(Afrik.com 26/03/2013) A
la suite du coup d’Etat du Séléka, le président centrafricain François Bozizé
s’est réfugié au Cameroun. La rébellion lui reproche de ne pas avoir respecté
les accords de Libreville (Gabon). Lydie Boka, Directrice de l’agence d’analyse
de risques StrategiCo, explique à Afrik.com pourquoi les alliés historiques de
Bozizé ont laissé les rebelles renverser l’ancien putschiste. Interview.
Afrik.com : Un coup d’Etat en trois mois, c’est rapide. Comment on
explique un tel renversement ?
Lydie Boka : Bozizé est lui-même arrivé au
pouvoir par la force, en 2003. Il a été aidé par plusieurs groupes rebelles. Il
leur avait fait des promesses qu’il n’a pas tenues. Son renversement n’est pas
surprenant, puisque en dix ans d’exercice, il a verrouillé l’appareil de l’Etat,
en nommant ses proches dans l’administration. Son fils, par exemple, était
ministre délégué à la Défense et, sa femme a remporté les élections
législatives. Son neveu, à un moment surnommé "Demi-Dieu" a été ministre des
Mines puis ministre des Finances avant d’être limogé en juin 2012 parce que ça
commençait à sentir le roussi pour Bozizé. Le régime Bozizé ne tenait plus. Sa
garde présidentielle était essentiellement composée des militaires tchadiens
jusqu’en octobre, lorsqu’ils sont soudainement rentrés au Tchad, signes qu’il y
avait de l’eau dans le gaz. Ce qui a augmenté le risque de coup
d’Etat.
Afrik.com : Pourquoi le Séléka a repris les armes après les
accords de Libreville ?
Lydie Boka : L’habitude de Bozizé était de tromper
tout le monde. Les accords de Libreville prévoyaient de former un gouvernement
d’union nationale. Mais, il a adjoint des ministres délégués à chaque ministre
du Séléka, pour ainsi continuer à avoir la mainmise du pouvoir. Bozizé a, par
ailleurs, continué les exactions contre les Rounga et les Goula, l’ethnie dont
fait partie une partie de la rébellion.
Afrik.com : C’est pour cela que
les alliés historiques de Bozizé ont laissé les rebelles du Séléka franchir la
ligne rouge fixée à Damara ?
Lydie Boka : Les Etats de l’Afrique centrale,
exemple le Tchad, son allié de toujours, avaient donné une seconde chance à
Bozizé en constituant justement une ligne rouge à Damara, à 75 kilomètres de
Bangui, pour empêcher les rebelles de prendre la capitale centrafricaine. Cette
fois-ci, les pays voisins de la Centrafrique ont laissé le Séléka renverser
Bozizé. Le président tchadien, Idriss Déby, est fatigué de faire la conciliation
entre la rébellion et Bozizé. D’autant plus que le président centrafricain n’a
pas respecté les accords de Libreville. Aux yeux de ses alliés, il apparaissait
comme quelqu’un qui ne maîtrise pas la situation.
Afrik.com : Parce que
la situation était devenue intenable ?
Lydie Boka : Oui. En 10 ans, chaque
année il y avait des rébellions. La situation était ainsi devenue intenable.

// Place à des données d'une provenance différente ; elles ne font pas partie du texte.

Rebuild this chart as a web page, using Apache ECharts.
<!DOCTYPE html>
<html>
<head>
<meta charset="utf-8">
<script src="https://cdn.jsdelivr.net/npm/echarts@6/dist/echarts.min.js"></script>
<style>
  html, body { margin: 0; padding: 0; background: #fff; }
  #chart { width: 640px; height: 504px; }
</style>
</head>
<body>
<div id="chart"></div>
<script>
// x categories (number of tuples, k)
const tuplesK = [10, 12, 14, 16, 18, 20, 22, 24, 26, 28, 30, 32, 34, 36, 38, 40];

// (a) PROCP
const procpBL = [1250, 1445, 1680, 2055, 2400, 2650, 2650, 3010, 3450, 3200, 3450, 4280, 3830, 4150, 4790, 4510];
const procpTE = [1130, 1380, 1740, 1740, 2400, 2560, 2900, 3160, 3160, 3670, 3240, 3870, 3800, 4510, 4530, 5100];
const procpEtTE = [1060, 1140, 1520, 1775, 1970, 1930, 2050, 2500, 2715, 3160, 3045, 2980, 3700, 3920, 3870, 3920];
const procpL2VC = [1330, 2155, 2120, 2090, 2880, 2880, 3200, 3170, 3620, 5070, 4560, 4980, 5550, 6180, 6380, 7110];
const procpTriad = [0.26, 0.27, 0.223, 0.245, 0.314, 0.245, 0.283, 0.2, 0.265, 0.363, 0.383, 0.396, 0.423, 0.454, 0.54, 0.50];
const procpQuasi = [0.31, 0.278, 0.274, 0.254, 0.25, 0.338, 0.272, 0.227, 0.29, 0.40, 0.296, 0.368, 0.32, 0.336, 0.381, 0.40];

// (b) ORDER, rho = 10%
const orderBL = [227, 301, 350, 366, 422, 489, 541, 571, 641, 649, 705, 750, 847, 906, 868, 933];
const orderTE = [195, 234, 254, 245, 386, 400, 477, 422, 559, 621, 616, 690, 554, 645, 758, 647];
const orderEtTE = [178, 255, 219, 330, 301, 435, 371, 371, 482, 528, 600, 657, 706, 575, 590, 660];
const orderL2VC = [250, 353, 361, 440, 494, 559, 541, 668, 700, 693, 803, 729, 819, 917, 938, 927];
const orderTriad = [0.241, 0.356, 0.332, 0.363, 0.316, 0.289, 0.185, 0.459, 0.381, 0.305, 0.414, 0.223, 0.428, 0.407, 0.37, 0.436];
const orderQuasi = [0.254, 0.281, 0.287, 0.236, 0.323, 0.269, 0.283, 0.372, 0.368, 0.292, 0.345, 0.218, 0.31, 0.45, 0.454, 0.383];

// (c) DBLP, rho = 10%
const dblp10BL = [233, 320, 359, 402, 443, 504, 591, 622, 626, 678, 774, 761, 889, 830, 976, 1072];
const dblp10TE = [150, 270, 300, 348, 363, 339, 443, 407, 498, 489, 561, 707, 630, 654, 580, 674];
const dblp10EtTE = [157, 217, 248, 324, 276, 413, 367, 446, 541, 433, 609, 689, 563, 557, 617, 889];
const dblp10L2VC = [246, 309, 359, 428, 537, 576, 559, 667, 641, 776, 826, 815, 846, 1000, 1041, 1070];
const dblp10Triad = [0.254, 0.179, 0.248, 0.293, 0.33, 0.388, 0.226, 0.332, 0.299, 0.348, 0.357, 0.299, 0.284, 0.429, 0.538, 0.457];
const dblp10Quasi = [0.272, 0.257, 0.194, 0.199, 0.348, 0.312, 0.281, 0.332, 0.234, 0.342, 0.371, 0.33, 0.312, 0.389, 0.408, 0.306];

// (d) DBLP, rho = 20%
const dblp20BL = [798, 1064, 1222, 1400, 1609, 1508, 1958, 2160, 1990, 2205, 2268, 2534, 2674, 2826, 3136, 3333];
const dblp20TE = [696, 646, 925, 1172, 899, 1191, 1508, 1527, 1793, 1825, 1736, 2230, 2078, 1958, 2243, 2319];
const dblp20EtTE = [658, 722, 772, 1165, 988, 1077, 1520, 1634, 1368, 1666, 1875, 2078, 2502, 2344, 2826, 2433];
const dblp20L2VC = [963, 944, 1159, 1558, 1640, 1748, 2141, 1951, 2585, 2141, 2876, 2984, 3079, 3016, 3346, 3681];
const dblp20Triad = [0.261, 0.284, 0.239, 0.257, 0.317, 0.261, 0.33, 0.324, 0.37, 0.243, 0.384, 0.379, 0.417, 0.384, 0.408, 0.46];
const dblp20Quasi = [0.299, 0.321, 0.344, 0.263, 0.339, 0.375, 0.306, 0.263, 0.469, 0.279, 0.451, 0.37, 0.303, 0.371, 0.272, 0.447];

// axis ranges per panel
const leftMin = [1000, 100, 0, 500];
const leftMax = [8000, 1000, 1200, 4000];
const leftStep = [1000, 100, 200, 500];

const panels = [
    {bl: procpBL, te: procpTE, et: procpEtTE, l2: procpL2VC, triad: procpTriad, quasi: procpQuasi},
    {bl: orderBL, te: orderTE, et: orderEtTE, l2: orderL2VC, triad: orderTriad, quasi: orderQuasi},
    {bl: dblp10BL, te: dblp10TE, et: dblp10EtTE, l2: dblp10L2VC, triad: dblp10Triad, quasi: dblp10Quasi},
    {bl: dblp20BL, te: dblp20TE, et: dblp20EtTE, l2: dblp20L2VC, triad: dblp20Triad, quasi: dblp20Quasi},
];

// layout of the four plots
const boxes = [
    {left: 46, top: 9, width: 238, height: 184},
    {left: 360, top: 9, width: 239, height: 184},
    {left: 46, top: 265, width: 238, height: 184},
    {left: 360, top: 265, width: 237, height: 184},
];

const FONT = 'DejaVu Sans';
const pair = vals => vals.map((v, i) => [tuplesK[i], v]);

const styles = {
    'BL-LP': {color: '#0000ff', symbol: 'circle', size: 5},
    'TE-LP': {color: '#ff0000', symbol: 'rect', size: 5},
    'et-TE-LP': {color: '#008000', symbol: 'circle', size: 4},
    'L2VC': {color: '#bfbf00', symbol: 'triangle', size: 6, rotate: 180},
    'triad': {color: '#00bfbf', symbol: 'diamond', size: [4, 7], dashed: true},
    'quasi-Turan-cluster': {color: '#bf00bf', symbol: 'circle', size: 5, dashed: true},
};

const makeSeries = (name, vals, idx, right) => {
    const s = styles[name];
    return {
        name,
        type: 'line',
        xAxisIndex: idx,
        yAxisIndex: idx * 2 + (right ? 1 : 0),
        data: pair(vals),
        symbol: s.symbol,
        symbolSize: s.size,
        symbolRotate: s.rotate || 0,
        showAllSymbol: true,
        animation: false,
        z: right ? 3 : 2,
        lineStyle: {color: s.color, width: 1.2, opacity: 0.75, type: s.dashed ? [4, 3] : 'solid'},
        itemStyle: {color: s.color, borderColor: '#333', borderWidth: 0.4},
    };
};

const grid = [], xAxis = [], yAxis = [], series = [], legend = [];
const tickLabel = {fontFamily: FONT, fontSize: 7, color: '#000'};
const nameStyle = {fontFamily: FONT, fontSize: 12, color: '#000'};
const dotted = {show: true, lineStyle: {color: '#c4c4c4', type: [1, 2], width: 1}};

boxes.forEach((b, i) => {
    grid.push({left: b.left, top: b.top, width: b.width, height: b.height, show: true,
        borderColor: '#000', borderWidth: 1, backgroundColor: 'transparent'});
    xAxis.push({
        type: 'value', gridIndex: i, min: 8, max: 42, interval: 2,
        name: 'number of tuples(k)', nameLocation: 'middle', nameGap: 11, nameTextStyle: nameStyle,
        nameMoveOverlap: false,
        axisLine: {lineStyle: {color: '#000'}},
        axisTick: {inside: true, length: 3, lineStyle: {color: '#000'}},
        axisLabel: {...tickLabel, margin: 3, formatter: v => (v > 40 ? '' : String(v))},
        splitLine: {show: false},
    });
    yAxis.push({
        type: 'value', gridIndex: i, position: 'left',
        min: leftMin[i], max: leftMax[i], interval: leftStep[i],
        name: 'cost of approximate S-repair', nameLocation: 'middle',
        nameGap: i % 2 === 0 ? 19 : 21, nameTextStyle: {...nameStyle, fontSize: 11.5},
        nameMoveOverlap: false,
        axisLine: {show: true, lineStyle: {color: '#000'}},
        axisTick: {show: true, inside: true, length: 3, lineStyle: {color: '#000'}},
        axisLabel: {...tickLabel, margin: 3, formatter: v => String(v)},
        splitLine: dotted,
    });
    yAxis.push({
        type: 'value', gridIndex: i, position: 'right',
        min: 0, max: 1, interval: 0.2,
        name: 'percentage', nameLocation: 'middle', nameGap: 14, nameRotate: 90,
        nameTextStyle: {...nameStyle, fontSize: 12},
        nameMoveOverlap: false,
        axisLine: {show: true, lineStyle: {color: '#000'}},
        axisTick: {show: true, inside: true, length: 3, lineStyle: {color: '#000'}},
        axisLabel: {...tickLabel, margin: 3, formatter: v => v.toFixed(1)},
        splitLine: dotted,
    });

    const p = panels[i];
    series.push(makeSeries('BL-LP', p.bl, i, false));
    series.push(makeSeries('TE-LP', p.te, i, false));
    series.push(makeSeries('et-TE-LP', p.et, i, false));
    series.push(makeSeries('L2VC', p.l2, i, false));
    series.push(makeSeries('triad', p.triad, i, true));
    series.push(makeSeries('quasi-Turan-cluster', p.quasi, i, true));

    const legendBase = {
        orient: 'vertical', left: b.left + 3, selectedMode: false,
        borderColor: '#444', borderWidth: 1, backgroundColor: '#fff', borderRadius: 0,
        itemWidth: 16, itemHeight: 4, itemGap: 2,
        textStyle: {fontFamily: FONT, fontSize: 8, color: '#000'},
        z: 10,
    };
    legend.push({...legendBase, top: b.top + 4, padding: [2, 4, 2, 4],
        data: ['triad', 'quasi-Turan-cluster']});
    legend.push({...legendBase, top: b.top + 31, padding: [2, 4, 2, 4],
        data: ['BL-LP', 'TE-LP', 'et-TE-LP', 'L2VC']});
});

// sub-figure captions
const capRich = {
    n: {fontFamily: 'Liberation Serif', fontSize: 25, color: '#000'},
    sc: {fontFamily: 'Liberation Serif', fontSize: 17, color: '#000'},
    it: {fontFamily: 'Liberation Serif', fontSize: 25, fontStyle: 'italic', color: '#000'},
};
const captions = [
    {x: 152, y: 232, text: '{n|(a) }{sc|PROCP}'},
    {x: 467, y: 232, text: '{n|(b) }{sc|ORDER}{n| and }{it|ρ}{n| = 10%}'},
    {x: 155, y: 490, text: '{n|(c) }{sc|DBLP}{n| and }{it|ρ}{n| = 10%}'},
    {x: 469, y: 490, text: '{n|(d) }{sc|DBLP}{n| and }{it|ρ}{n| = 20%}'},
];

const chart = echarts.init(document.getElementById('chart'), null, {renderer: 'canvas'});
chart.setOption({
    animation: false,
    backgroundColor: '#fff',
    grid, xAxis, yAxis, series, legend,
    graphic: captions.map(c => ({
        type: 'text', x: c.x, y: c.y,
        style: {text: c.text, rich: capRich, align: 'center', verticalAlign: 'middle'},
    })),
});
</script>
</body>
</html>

Bozizé prenait des décisions brutales, n’était pas très diplomate avec les
organisations internationales...
Afrik.com : Il n’avait donc pas d’autres
choix que la fuite. Est-ce possible qu’il revienne un jour dans la vie politique
centrafricaine ?
Lydie Boka : Bozizé s’est réfugié au Cameroun. La
présidence camerounaise vient d’ailleurs de confirmer cette information. Il ne
va pas revenir tout de suite. Sa chute, c’est quelque chose qu’on voyait venir
depuis longtemps. Je ne pense pas qu’il puisse rassembler suffisamment d’hommes
pour tenter un contre-coup d’Etat. S’il revient, ce serait en tant que homme
politique mais pas comme putschiste. Pour ce faire, il faudra qu’il bénéficie de
l’appui de ses voisins. Ce qui n’est pas le cas.
Afrik.com : Le Séléka a
nommé Michel Djotodia comme président par intérim. Qui est-il ? Est-ce l’homme
de la situation ? Que pensez-vous de lui ?
Lydie Boka : C’est le chef des
rebelles. Ils lui obéissent tous. On sait que c’est un ancien fonctionnaire et
un ex-diplomate. Il a servi au Darfour. Il est originaire de Birao (Nord-Est),
une région assez dépeuplée de la Centrafrique. Pour le moment, c’est l’homme de
la situation. Il dit vouloir respecter les accords de Libreville qui prévoient
notamment l’organisation des élections dans trois ans.